> **EXERCISE MATERIAL**

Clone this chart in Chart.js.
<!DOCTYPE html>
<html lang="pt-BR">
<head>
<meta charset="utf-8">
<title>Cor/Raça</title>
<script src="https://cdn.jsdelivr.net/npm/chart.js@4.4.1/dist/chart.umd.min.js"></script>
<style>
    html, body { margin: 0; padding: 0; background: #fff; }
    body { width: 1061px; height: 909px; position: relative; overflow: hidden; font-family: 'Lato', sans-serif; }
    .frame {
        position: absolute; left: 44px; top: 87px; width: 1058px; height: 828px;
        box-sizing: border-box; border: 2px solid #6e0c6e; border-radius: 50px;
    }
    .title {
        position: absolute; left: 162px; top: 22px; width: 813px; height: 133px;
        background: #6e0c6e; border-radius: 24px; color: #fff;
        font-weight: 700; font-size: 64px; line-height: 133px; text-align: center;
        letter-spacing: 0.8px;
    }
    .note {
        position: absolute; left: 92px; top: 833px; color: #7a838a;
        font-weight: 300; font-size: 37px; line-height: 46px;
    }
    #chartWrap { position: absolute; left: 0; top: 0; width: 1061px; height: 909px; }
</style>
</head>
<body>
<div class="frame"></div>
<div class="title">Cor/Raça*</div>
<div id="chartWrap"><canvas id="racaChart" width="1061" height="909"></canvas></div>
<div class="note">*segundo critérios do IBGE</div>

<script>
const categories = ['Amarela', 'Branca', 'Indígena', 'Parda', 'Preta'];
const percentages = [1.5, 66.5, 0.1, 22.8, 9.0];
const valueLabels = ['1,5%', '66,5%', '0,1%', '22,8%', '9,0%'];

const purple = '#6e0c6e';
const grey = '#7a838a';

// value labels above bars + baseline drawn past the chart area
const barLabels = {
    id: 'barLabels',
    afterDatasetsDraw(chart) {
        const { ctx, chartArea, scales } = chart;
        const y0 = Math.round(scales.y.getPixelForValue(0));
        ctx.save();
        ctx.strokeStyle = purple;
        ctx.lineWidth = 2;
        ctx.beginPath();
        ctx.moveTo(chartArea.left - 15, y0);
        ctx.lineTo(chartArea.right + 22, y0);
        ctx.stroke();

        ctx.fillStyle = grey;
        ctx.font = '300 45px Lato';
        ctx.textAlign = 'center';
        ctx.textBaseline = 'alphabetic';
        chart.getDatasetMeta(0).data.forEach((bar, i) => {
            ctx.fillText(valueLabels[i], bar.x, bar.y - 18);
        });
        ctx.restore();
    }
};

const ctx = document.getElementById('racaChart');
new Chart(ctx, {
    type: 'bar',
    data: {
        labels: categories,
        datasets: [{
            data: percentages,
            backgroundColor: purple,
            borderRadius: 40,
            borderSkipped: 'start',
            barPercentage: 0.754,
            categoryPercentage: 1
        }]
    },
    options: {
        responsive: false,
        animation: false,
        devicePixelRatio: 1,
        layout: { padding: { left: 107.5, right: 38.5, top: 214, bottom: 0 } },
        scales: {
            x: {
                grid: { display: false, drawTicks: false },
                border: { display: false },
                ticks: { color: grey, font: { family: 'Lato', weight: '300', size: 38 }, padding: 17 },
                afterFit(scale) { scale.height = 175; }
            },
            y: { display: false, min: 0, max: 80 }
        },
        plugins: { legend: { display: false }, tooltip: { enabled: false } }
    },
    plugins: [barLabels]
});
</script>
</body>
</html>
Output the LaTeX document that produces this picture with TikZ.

> **TO DO**
Exactly as written, please output every entry.

> **WRITTEN ANSWER**
Clone this chart in Chart.js.
<!DOCTYPE html>
<html lang="pt-BR">
<head>
<meta charset="utf-8">
<title>Cor/Raça</title>
<script src="https://cdn.jsdelivr.net/npm/chart.js@4.4.1/dist/chart.umd.min.js"></script>
<style>
    html, body { margin: 0; padding: 0; background: #fff; }
    body { width: 1061px; height: 909px; position: relative; overflow: hidden; font-family: 'Lato', sans-serif; }
    .frame {
        position: absolute; left: 44px; top: 87px; width: 1058px; height: 828px;
        box-sizing: border-box; border: 2px solid #6e0c6e; border-radius: 50px;
    }
    .title {
        position: absolute; left: 162px; top: 22px; width: 813px; height: 133px;
        background: #6e0c6e; border-radius: 24px; color: #fff;
        font-weight: 700; font-size: 64px; line-height: 133px; text-align: center;
        letter-spacing: 0.8px;
    }
    .note {
        position: absolute; left: 92px; top: 833px; color: #7a838a;
        font-weight: 300; font-size: 37px; line-height: 46px;
    }
    #chartWrap { position: absolute; left: 0; top: 0; width: 1061px; height: 909px; }
</style>
</head>
<body>
<div class="frame"></div>
<div class="title">Cor/Raça*</div>
<div id="chartWrap"><canvas id="racaChart" width="1061" height="909"></canvas></div>
<div class="note">*segundo critérios do IBGE</div>

<script>
const categories = ['Amarela', 'Branca', 'Indígena', 'Parda', 'Preta'];
const percentages = [1.5, 66.5, 0.1, 22.8, 9.0];
const valueLabels = ['1,5%', '66,5%', '0,1%', '22,8%', '9,0%'];

const purple = '#6e0c6e';
const grey = '#7a838a';

// value labels above bars + baseline drawn past the chart area
const barLabels = {
    id: 'barLabels',
    afterDatasetsDraw(chart) {
        const { ctx, chartArea, scales } = chart;
        const y0 = Math.round(scales.y.getPixelForValue(0));
        ctx.save();
        ctx.strokeStyle = purple;
        ctx.lineWidth = 2;
        ctx.beginPath();
        ctx.moveTo(chartArea.left - 15, y0);
        ctx.lineTo(chartArea.right + 22, y0);
        ctx.stroke();

        ctx.fillStyle = grey;
        ctx.font = '300 45px Lato';
        ctx.textAlign = 'center';
        ctx.textBaseline = 'alphabetic';
        chart.getDatasetMeta(0).data.forEach((bar, i) => {
            ctx.fillText(valueLabels[i], bar.x, bar.y - 18);
        });
        ctx.restore();
    }
};

const ctx = document.getElementById('racaChart');
new Chart(ctx, {
    type: 'bar',
    data: {
        labels: categories,
        datasets: [{
            data: percentages,
            backgroundColor: purple,
            borderRadius: 40,
            borderSkipped: 'start',
            barPercentage: 0.754,
            categoryPercentage: 1
        }]
    },
    options: {
        responsive: false,
        animation: false,
        devicePixelRatio: 1,
        layout: { padding: { left: 107.5, right: 38.5, top: 214, bottom: 0 } },
        scales: {
            x: {
                grid: { display: false, drawTicks: false },
                border: { display: false },
                ticks: { color: grey, font: { family: 'Lato', weight: '300', size: 38 }, padding: 17 },
                afterFit(scale) { scale.height = 175; }
            },
            y: { display: false, min: 0, max: 80 }
        },
        plugins: { legend: { display: false }, tooltip: { enabled: false } }
    },
    plugins: [barLabels]
});
</script>
</body>
</html>
Output the LaTeX document that produces this picture with TikZ.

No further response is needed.